Les émissions littéraires sont-elles condamnées à suivre des modes?

«En ce moment, on ne fait que le minimum pour la littérature à la télévision. Quand on a le minimum, on aborde le minimum du spectre. On demeure dans la ligne de ce dont il faut parler. Car il y a des livres dont il faut parler au moment où ils sortent.On va en fonction d’un plus large public parce qu’on sait qu’on est à bord d’une émission littéraire qui est à peu près la seule qui existe et qu’on ne peut pas se permettre d’aller dans des champs trop pointus si on veut que cette émission-là subsiste. Les extrémités du spectre sont souvent largement sacrifiées. Poésie, science-fiction, essais pointus sur le sort de la mouche cantharide, ces choses-là sont éliminées d’office. Mais il y a des possibilités. Je pense au travail que fait Stéphane Lépine à la radio, en couvrant des champs très pointus de la littérature.

Pour moi, la télévision n’est qu’un des aspects de la vie du livre. Personnellement, je suis très curieux de ce qui se passe dans les colloques, les rencontres d’écrivains ou les soirées de poésie. C’est tout ça, la vie du livre. La télévision ne remplit pas ce mandat-là en ce moment, mais elle ne peut pas le remplir non plus de la façon qu’elle est faite…»

Les émissions et salons ont-ils une incidence sur le lectorat?

«Il faudrait le demander aux libraires… Moi, je fais ce métier-là parce que je souhaite que les gens arrivent à mieux connaître leur histoire à travers celles des autres. Les livres, je le crois profondément, changent nos vies. On est entourés d’histoires, on vit à travers des histoires qui nous permettent de nous raconter la nôtre. Lire, c’est prendre l’histoire de quelqu’un d’autre, se réfléchir soi-même à travers elle, ce qui peut amener à élargir sa conscience, son sens du bonheur, à mieux comprendre qui on est. […] Ce que je trouve malade, c’est qu’il semble généralement plus important d’avoir une incidence sur les ventes plutôt que sur les individus.»

Les salons et les émissions littéraires ne sont donc que la pointe de l’iceberg, dans tout ce qui touche au livre?

«Je ne dirais pas ça… Tout est important dans le discours autour du livre. Pourquoi c’est important? Parce que, en bout de ligne, ça permet à un lecteur de mieux vivre, de se confronter à lui-même. La lecture, c’est vraiment se confronter à sa liberté. Quand on lit, on meurt. On ne regarde pas Virginie, on ne va pas voir tel film américain et, pendant deux ou trois heures, on meurt au monde pour vivre à travers une histoire. C’est un choix. À la suite de ce qu’on a vécu dans le livre, on peut avoir envie d’en parler, de savoir ce que d’autres en pensent, de participer à la rumeur qui peut y avoir autour d’un livre.
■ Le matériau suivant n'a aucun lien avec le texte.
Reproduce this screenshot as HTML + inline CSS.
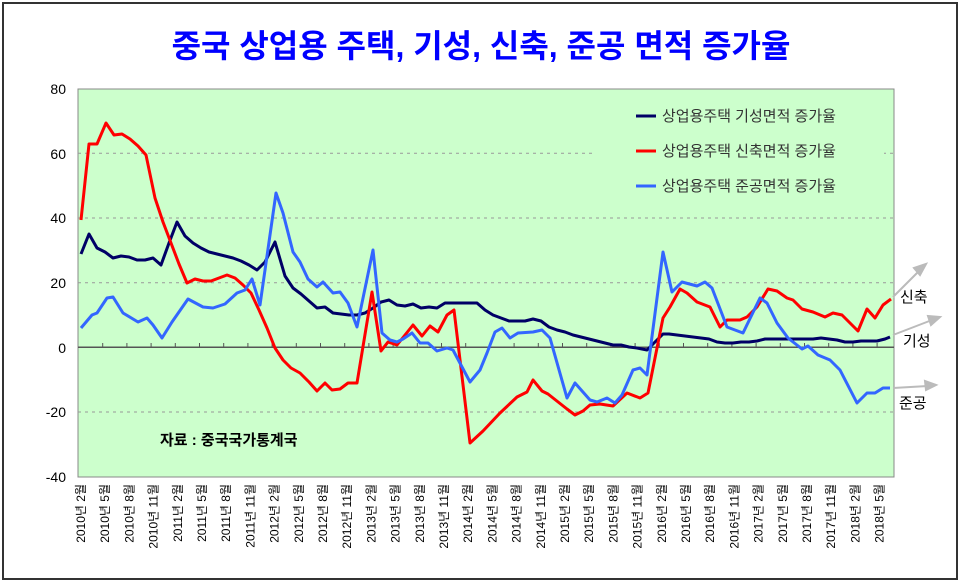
<!DOCTYPE html>
<html><head><meta charset="utf-8"><style>
html,body{margin:0;padding:0;background:#fff;}
svg{display:block;font-family:"Liberation Sans","Noto Sans CJK KR","NanumGothic",sans-serif;}
</style></head><body>
<svg width="961" height="583" viewBox="0 0 961 583" xmlns="http://www.w3.org/2000/svg">
<rect x="3" y="3" width="954" height="576" fill="#fff" stroke="#333" stroke-width="2"/>
<text x="481" y="57" text-anchor="middle" font-size="32" font-weight="bold" fill="#0000ff">중국 상업용 주택, 기성, 신축, 준공 면적 증가율</text>
<rect x="78" y="89" width="816" height="388" fill="#ccffcc" stroke="#888" stroke-width="1"/>
<g stroke="#999" stroke-dasharray="3,4" stroke-width="1">
<line x1="78" y1="153.3" x2="894" y2="153.3"/>
<line x1="78" y1="218" x2="894" y2="218"/>
<line x1="78" y1="282.7" x2="894" y2="282.7"/>
<line x1="78" y1="412" x2="894" y2="412"/>
</g>
<rect x="592" y="100" width="292" height="100" fill="#ccffcc"/>
<line x1="78" y1="347.3" x2="894" y2="347.3" stroke="#555" stroke-width="1.5"/>
<g stroke="#555" stroke-width="1" id="ticks"></g>
<g font-size="14" text-anchor="end" fill="#000">
<text x="66" y="94">80</text><text x="66" y="159">60</text><text x="66" y="223">40</text>
<text x="66" y="288">20</text><text x="66" y="353">0</text><text x="66" y="417">-20</text><text x="66" y="482">-40</text>
</g>
<g id="xl" font-size="12" fill="#000" text-anchor="end"></g>
<polyline fill="none" stroke="#000066" stroke-width="3" stroke-linejoin="round" points="81,254 89,234 97,248 105,252 113,258 121,256 129,257 137,260 145,260 153,258 161,265 169,243 177,222 185,236 193,243 201,248 209,252 217,254 225,256 233,258 241,261 249,265 257,270 265,262 275,242 285,276 293,288 301,294 309,301 317,308 325,307 333,313 341,314 349,315 357,315 365,313 373,308 381,302 389,300 397,305 405,306 413,304 421,308 429,307 437,308 445,303 453,303 461,303 469,303 477,303 485,310 493,315 501,318 509,321 517,321 525,321 533,319 541,321 549,327 557,330 565,332 573,335 581,337 589,339 597,341 605,343 613,345 621,345 629,347 637,348 647,350 653,344 663,334 669,334 677,335 685,336 693,337 701,338 709,339 717,342 725,343 733,343 741,342 749,342 757,341 765,339 773,339 781,339 789,339 797,339 805,339 813,339 821,338 829,339 837,340 845,342 853,342 861,341 869,341 877,341 885,339 890,337"/>
<polyline fill="none" stroke="#ff0000" stroke-width="3" stroke-linejoin="round" points="81,220 89,144 97,144 106,123 114,135 122,134 130,139 138,146 146,155 155,198 163,222 171,243 179,264 187,283 195,279 203,281 211,281 219,278 227,275 235,278 243,285 251,293 259,310 267,328 275,348 283,360 291,368 300,373 309,382 317,391 325,383 332,390 340,389 348,383 357,383 372,292 381,351 388,342 397,345 413,325 422,336 430,326 438,332 447,315 454,310 470,443 483,431 500,413 517,397 527,392 533,380 542,391 548,394 567,409 575,415 583,411 590,405 600,404 613,406 627,393 640,398 648,393 663,318 670,307 680,289 687,293 697,302 710,307 720,327 727,320 740,320 747,317 757,307 768,289 777,291 787,298 793,300 802,309 813,312 825,317 833,313 842,315 858,331 867,309 875,318 883,305 891,299"/>
<polyline fill="none" stroke="#3366ff" stroke-width="3" stroke-linejoin="round" points="81,328 92,315 97,313 107,298 113,297 123,313 138,322 147,318 153,325 162,338 172,322 188,299 203,307 213,308 225,304 237,293 245,290 252,279 260,305 276,193 283,213 293,252 300,262 308,279 317,287 323,282 333,293 340,292 348,303 357,327 373,250 382,333 390,340 397,342 403,339 412,333 420,343 428,343 437,351 447,348 453,350 470,382 480,370 487,353 495,332 502,328 510,338 518,333 533,332 542,330 550,338 567,398 575,383 590,400 597,402 607,398 615,403 622,395 633,370 640,368 647,375 663,252 672,292 682,282 697,286 705,282 712,288 727,327 743,333 760,298 767,303 777,323 788,338 802,349 808,346 818,355 830,360 840,370 857,403 867,393 875,393 883,388 890,388"/>
<g font-size="15" fill="#333">
<line x1="636" y1="116" x2="656" y2="116" stroke="#000066" stroke-width="3"/><text x="662" y="121">상업용주택 기성면적 증가율</text>
<line x1="636" y1="151" x2="656" y2="151" stroke="#ff0000" stroke-width="3"/><text x="662" y="156">상업용주택 신축면적 증가율</text>
<line x1="636" y1="186" x2="656" y2="186" stroke="#3366ff" stroke-width="3"/><text x="662" y="191">상업용주택 준공면적 증가율</text>
</g>
<text x="160" y="445" font-size="15" font-weight="bold" fill="#000">자료 : 중국국가통계국</text>
<g stroke="#bbb" stroke-width="2" fill="#bbb">
<line x1="893" y1="297" x2="920" y2="270"/><polygon points="926,264 914,268 920,275"/>
<line x1="893" y1="335" x2="932" y2="320"/><polygon points="940,317 928,316 931,325"/>
<line x1="893" y1="388" x2="928" y2="386"/><polygon points="936,385 925,381 926,390"/>
</g>
<g font-size="15" fill="#000">
<text x="900" y="302">신축</text><text x="903" y="346">기성</text><text x="899" y="408">준공</text>
</g>
<script>
var t=document.getElementById('ticks'),xl=document.getElementById('xl'),ns='http://www.w3.org/2000/svg';
for(var k=0;k<33;k++){var x=102.7+24.2*k;var l=document.createElementNS(ns,'line');l.setAttribute('x1',x);l.setAttribute('x2',x);l.setAttribute('y1',343);l.setAttribute('y2',347);t.appendChild(l);}
var m=[2,5,8,11],k=0;
for(var y=2010;y<=2018;y++)for(var j=0;j<4;j++){if(y==2018&&j>1)break;var x=81+24.2*k;var tx=document.createElementNS(ns,'text');tx.setAttribute('transform','translate('+(x+4)+',484) rotate(-90)');tx.textContent=y+'년 '+m[j]+'월';xl.appendChild(tx);k++;}
</script>
</svg>
</body></html>
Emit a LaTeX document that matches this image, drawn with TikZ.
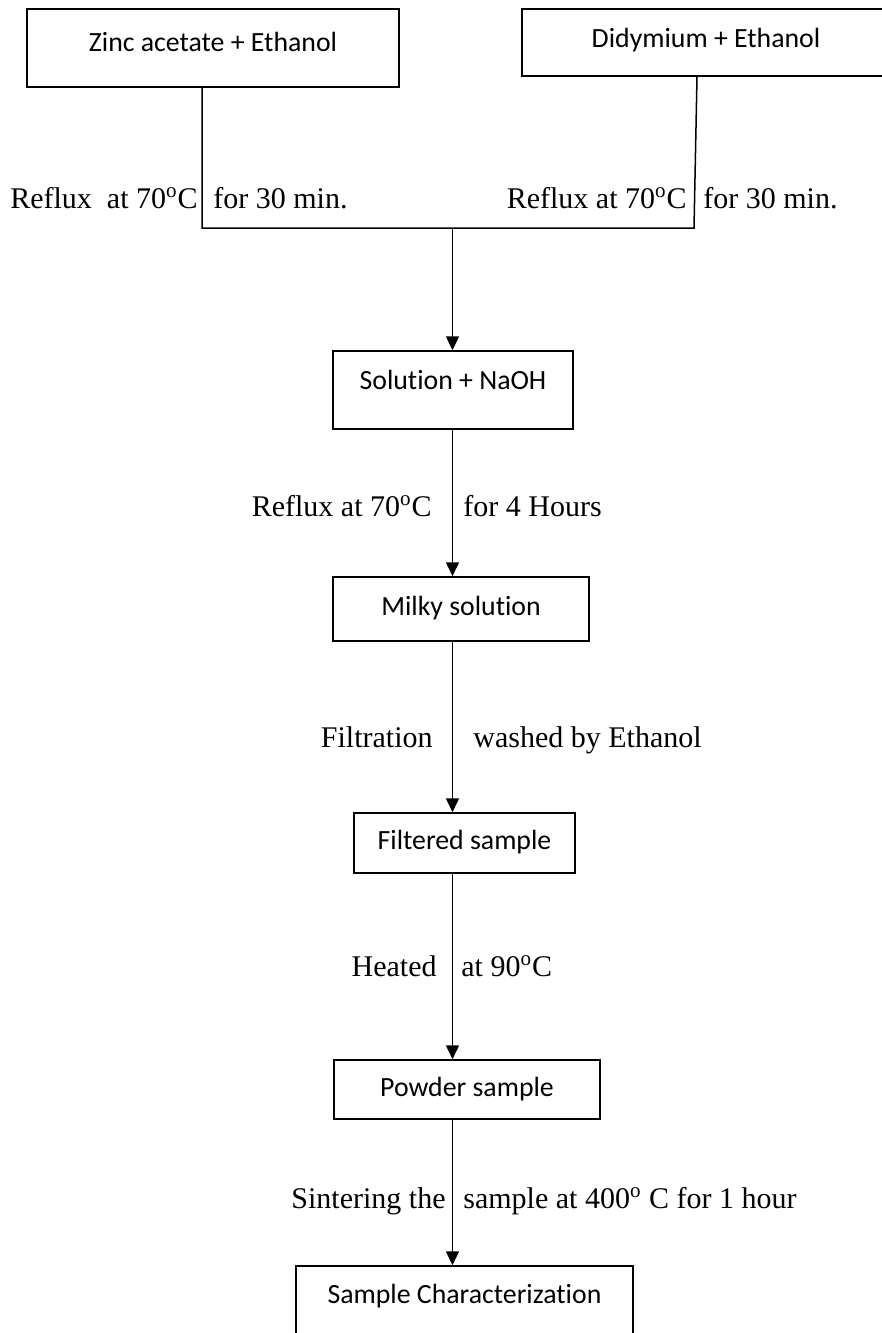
\documentclass[tikz,border=0pt]{standalone}
\usepackage{fontspec}
\setmainfont{Liberation Serif}
\newfontfamily\boxfont[Ligatures=NoCommon]{Carlito}
\usetikzlibrary{arrows.meta,positioning}
\tikzset{
  procbox/.style={draw=black, line width=0.75pt, rectangle, inner sep=0pt, align=center,
    text height=9pt, text depth=3pt, font=\boxfont\fontsize{13.9}{16}\selectfont},
  steplabel/.style={inner sep=0pt, font=\fontsize{15}{18}\selectfont},
  flowline/.style={line width=0.75pt, black},
  flowarr/.style={-{Triangle[length=7pt,width=6.5pt]}, line width=0.75pt, black}
}

\begin{document}
\begin{tikzpicture}[x=0.5pt,y=-0.5pt]
        \useasboundingbox (0,0) rectangle (882,1333);
        \clip (0,0) rectangle (882,1333);
        % starting solutions
        \node[procbox,minimum width=186pt,minimum height=39pt,text depth=5.5pt] (zinc) at (213,48) {Zinc acetate + Ethanol};
        \node[procbox,minimum width=184pt,minimum height=33.5pt,text depth=4pt] (didy) at (706,42.5) {Didymium + Ethanol};
        % process chain
        \node[procbox,minimum width=120pt,minimum height=39pt,text depth=9.5pt] (sol) at (453,390) {Solution + NaOH};
        \node[procbox,minimum width=128pt,minimum height=32pt,text depth=2.5pt] (milky) at (461,609) {Milky solution};
        \node[procbox,minimum width=110.5pt,minimum height=30pt,text depth=2.5pt] (filt) at (464.5,843) {Filtered sample};
        \node[procbox,minimum width=133pt,minimum height=29.5pt,text depth=2pt] (powder) at (467,1089.5) {Powder sample};
        \node[procbox,minimum width=168.5pt,minimum height=39pt,text depth=10.5pt] (charac) at (464.5,1305) {Sample Characterization};
        % junction points
        \coordinate (jl) at (202,228);
        \coordinate (jr) at (694,228);
        \coordinate (jm) at (452.5,228);
        % connectors
        \draw[flowline] (zinc.south -| jl) -- (jl) -- (jr) -- ([xshift=1.5pt]didy.south -| jr);
        \draw[flowarr] (jm) -- (sol.north -| jm);
        \draw[flowarr] (sol.south -| jm) -- (milky.north -| jm);
        \draw[flowarr] (milky.south -| jm) -- (filt.north -| jm);
        \draw[flowarr] (filt.south -| jm) -- (powder.north -| jm);
        \draw[flowarr] (powder.south -| jm) -- (charac.north -| jm);
        % step labels
        \node[steplabel,anchor=base east] (refluxa) at (198,208) {Reflux\ \ at 70\textsuperscript{o}C};
        \node[steplabel,anchor=base west] (timea) at (213,208) {for 30 min.};
        \node[steplabel,anchor=base east] (refluxb) at (687,208) {Reflux at 70\textsuperscript{o}C};
        \node[steplabel,anchor=base west] (timeb) at (703,208) {for 30 min.};
        \node[steplabel,anchor=base east] (refluxc) at (432,516) {Reflux at 70\textsuperscript{o}C};
        \node[steplabel,anchor=base west] (timec) at (463,516) {for 4 Hours};
        \node[steplabel,anchor=base east] (filtr) at (433,747) {Filtration};
        \node[steplabel,anchor=base west] (washed) at (473,747) {washed by Ethanol};
        \node[steplabel,anchor=base east] (heated) at (437,976) {Heated};
        \node[steplabel,anchor=base west] (heattemp) at (461,976) {at 90\textsuperscript{o}C};
        \node[steplabel,anchor=base east] (sinter) at (446,1208) {Sintering the};
        \node[steplabel,anchor=base west] (sintertemp) at (463,1208) {sample at 400\textsuperscript{o} C for 1 hour};
      \end{tikzpicture}
\end{document}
À ce moment-là, les salons du livre, les émissions et les soirées de poésie, tout ce qui permet de prolonger ce plaisir-là est utile. Puisque la télévision, c’est vrai, joue très middle of the road, il faut parfois aller chercher ailleurs. Je crois que les animations des salons du livre permettent souvent des rencontres plus riches. Ce qui compte, c’est ça: la rencontre entre une personne et un livre.»